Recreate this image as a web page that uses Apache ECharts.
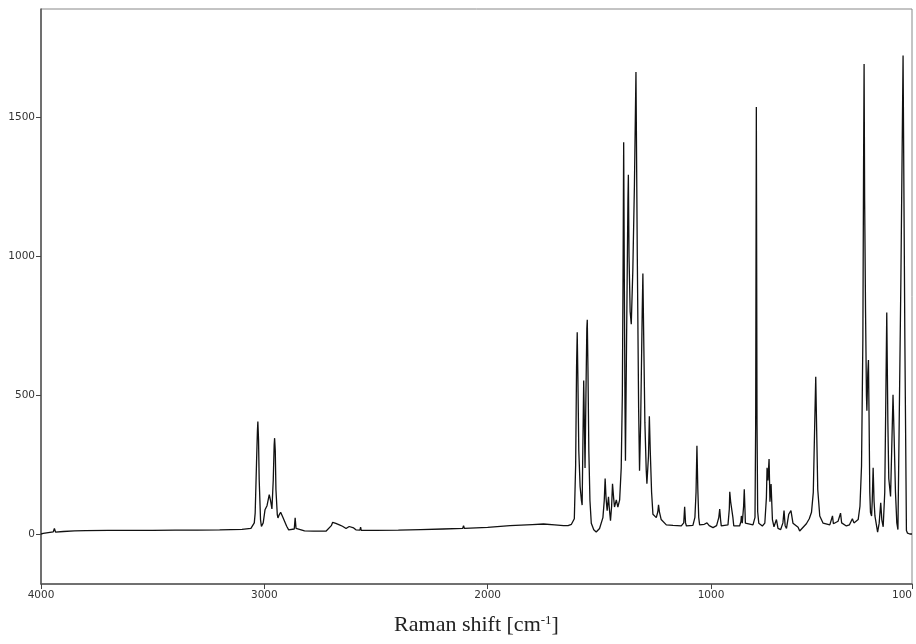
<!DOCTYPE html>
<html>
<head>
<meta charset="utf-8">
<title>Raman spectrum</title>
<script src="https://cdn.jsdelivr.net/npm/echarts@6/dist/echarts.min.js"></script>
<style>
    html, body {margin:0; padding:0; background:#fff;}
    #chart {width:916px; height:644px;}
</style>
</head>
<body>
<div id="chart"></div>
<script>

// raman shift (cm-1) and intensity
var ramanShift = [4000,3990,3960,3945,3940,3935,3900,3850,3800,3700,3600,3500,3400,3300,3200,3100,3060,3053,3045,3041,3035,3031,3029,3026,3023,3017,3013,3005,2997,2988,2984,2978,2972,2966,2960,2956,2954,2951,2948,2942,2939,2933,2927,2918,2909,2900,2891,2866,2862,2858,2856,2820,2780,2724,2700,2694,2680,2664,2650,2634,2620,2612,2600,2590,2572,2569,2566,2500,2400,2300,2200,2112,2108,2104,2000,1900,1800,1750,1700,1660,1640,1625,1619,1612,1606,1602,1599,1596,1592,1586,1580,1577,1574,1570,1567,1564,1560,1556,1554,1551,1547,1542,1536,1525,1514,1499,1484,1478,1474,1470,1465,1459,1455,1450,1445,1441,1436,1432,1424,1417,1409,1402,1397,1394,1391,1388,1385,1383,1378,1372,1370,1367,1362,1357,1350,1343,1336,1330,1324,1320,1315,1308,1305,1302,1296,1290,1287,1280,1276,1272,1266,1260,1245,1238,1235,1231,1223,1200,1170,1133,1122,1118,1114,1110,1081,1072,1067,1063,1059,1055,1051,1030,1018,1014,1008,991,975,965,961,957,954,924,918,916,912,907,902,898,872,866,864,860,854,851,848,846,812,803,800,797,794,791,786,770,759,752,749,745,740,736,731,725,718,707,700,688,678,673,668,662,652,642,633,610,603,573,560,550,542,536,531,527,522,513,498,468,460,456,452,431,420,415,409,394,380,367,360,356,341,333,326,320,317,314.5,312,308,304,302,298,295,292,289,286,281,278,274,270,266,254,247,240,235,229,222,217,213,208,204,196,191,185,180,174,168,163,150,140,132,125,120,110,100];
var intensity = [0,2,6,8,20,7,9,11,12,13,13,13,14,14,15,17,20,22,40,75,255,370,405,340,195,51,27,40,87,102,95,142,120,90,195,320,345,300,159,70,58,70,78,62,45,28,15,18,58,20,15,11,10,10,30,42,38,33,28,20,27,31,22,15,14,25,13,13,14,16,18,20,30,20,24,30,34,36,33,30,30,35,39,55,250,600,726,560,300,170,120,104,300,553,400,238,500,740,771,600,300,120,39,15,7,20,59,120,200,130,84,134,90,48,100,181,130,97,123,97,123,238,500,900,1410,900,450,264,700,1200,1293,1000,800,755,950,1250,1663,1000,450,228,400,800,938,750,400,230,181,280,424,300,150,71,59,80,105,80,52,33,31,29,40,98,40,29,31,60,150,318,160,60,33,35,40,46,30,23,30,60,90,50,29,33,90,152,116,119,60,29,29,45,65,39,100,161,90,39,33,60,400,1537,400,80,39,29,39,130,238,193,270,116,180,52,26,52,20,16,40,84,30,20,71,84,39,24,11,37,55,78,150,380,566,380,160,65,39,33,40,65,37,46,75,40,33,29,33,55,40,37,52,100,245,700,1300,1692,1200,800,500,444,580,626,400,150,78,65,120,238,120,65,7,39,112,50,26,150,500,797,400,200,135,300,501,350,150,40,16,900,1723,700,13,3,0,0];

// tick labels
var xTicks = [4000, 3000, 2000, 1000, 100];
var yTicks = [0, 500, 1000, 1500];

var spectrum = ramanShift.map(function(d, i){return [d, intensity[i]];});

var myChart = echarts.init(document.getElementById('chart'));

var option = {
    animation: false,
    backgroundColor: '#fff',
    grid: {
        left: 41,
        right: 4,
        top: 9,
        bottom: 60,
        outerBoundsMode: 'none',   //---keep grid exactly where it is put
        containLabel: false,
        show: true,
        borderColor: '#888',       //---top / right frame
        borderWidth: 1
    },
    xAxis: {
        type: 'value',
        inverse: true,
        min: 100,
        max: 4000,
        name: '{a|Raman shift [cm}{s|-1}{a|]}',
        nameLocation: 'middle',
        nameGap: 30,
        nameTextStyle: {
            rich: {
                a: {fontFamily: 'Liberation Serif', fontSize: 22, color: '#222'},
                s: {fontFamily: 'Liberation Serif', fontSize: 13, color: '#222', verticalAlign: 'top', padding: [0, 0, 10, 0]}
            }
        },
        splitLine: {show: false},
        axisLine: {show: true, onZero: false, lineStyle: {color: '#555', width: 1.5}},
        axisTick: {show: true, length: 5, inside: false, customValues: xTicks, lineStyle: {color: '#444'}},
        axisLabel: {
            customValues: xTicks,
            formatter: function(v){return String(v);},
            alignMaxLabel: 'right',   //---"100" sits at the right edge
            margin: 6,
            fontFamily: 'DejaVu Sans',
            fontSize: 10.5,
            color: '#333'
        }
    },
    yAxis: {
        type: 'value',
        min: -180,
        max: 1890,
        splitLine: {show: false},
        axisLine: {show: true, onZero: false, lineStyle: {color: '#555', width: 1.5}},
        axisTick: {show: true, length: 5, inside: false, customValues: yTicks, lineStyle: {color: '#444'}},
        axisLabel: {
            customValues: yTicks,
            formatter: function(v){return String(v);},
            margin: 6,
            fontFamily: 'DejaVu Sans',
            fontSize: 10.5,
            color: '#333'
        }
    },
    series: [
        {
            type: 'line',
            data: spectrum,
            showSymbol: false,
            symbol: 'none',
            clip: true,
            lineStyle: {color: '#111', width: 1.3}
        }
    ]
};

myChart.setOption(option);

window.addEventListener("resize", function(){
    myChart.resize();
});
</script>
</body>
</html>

DESCRIPTION OF THE TASK — Working from the material above, transcribe it exactly while omitting pictures.

OUTPUT OF THE EXERCISE —
Recreate this image as a web page that uses Apache ECharts.
<!DOCTYPE html>
<html>
<head>
<meta charset="utf-8">
<title>Raman spectrum</title>
<script src="https://cdn.jsdelivr.net/npm/echarts@6/dist/echarts.min.js"></script>
<style>
    html, body {margin:0; padding:0; background:#fff;}
    #chart {width:916px; height:644px;}
</style>
</head>
<body>
<div id="chart"></div>
<script>

// raman shift (cm-1) and intensity
var ramanShift = [4000,3990,3960,3945,3940,3935,3900,3850,3800,3700,3600,3500,3400,3300,3200,3100,3060,3053,3045,3041,3035,3031,3029,3026,3023,3017,3013,3005,2997,2988,2984,2978,2972,2966,2960,2956,2954,2951,2948,2942,2939,2933,2927,2918,2909,2900,2891,2866,2862,2858,2856,2820,2780,2724,2700,2694,2680,2664,2650,2634,2620,2612,2600,2590,2572,2569,2566,2500,2400,2300,2200,2112,2108,2104,2000,1900,1800,1750,1700,1660,1640,1625,1619,1612,1606,1602,1599,1596,1592,1586,1580,1577,1574,1570,1567,1564,1560,1556,1554,1551,1547,1542,1536,1525,1514,1499,1484,1478,1474,1470,1465,1459,1455,1450,1445,1441,1436,1432,1424,1417,1409,1402,1397,1394,1391,1388,1385,1383,1378,1372,1370,1367,1362,1357,1350,1343,1336,1330,1324,1320,1315,1308,1305,1302,1296,1290,1287,1280,1276,1272,1266,1260,1245,1238,1235,1231,1223,1200,1170,1133,1122,1118,1114,1110,1081,1072,1067,1063,1059,1055,1051,1030,1018,1014,1008,991,975,965,961,957,954,924,918,916,912,907,902,898,872,866,864,860,854,851,848,846,812,803,800,797,794,791,786,770,759,752,749,745,740,736,731,725,718,707,700,688,678,673,668,662,652,642,633,610,603,573,560,550,542,536,531,527,522,513,498,468,460,456,452,431,420,415,409,394,380,367,360,356,341,333,326,320,317,314.5,312,308,304,302,298,295,292,289,286,281,278,274,270,266,254,247,240,235,229,222,217,213,208,204,196,191,185,180,174,168,163,150,140,132,125,120,110,100];
var intensity = [0,2,6,8,20,7,9,11,12,13,13,13,14,14,15,17,20,22,40,75,255,370,405,340,195,51,27,40,87,102,95,142,120,90,195,320,345,300,159,70,58,70,78,62,45,28,15,18,58,20,15,11,10,10,30,42,38,33,28,20,27,31,22,15,14,25,13,13,14,16,18,20,30,20,24,30,34,36,33,30,30,35,39,55,250,600,726,560,300,170,120,104,300,553,400,238,500,740,771,600,300,120,39,15,7,20,59,120,200,130,84,134,90,48,100,181,130,97,123,97,123,238,500,900,1410,900,450,264,700,1200,1293,1000,800,755,950,1250,1663,1000,450,228,400,800,938,750,400,230,181,280,424,300,150,71,59,80,105,80,52,33,31,29,40,98,40,29,31,60,150,318,160,60,33,35,40,46,30,23,30,60,90,50,29,33,90,152,116,119,60,29,29,45,65,39,100,161,90,39,33,60,400,1537,400,80,39,29,39,130,238,193,270,116,180,52,26,52,20,16,40,84,30,20,71,84,39,24,11,37,55,78,150,380,566,380,160,65,39,33,40,65,37,46,75,40,33,29,33,55,40,37,52,100,245,700,1300,1692,1200,800,500,444,580,626,400,150,78,65,120,238,120,65,7,39,112,50,26,150,500,797,400,200,135,300,501,350,150,40,16,900,1723,700,13,3,0,0];

// tick labels
var xTicks = [4000, 3000, 2000, 1000, 100];
var yTicks = [0, 500, 1000, 1500];

var spectrum = ramanShift.map(function(d, i){return [d, intensity[i]];});

var myChart = echarts.init(document.getElementById('chart'));

var option = {
    animation: false,
    backgroundColor: '#fff',
    grid: {
        left: 41,
        right: 4,
        top: 9,
        bottom: 60,
        outerBoundsMode: 'none',   //---keep grid exactly where it is put
        containLabel: false,
        show: true,
        borderColor: '#888',       //---top / right frame
        borderWidth: 1
    },
    xAxis: {
        type: 'value',
        inverse: true,
        min: 100,
        max: 4000,
        name: '{a|Raman shift [cm}{s|-1}{a|]}',
        nameLocation: 'middle',
        nameGap: 30,
        nameTextStyle: {
            rich: {
                a: {fontFamily: 'Liberation Serif', fontSize: 22, color: '#222'},
                s: {fontFamily: 'Liberation Serif', fontSize: 13, color: '#222', verticalAlign: 'top', padding: [0, 0, 10, 0]}
            }
        },
        splitLine: {show: false},
        axisLine: {show: true, onZero: false, lineStyle: {color: '#555', width: 1.5}},
        axisTick: {show: true, length: 5, inside: false, customValues: xTicks, lineStyle: {color: '#444'}},
        axisLabel: {
            customValues: xTicks,
            formatter: function(v){return String(v);},
            alignMaxLabel: 'right',   //---"100" sits at the right edge
            margin: 6,
            fontFamily: 'DejaVu Sans',
            fontSize: 10.5,
            color: '#333'
        }
    },
    yAxis: {
        type: 'value',
        min: -180,
        max: 1890,
        splitLine: {show: false},
        axisLine: {show: true, onZero: false, lineStyle: {color: '#555', width: 1.5}},
        axisTick: {show: true, length: 5, inside: false, customValues: yTicks, lineStyle: {color: '#444'}},
        axisLabel: {
            customValues: yTicks,
            formatter: function(v){return String(v);},
            margin: 6,
            fontFamily: 'DejaVu Sans',
            fontSize: 10.5,
            color: '#333'
        }
    },
    series: [
        {
            type: 'line',
            data: spectrum,
            showSymbol: false,
            symbol: 'none',
            clip: true,
            lineStyle: {color: '#111', width: 1.3}
        }
    ]
};

myChart.setOption(option);

window.addEventListener("resize", function(){
    myChart.resize();
});
</script>
</body>
</html>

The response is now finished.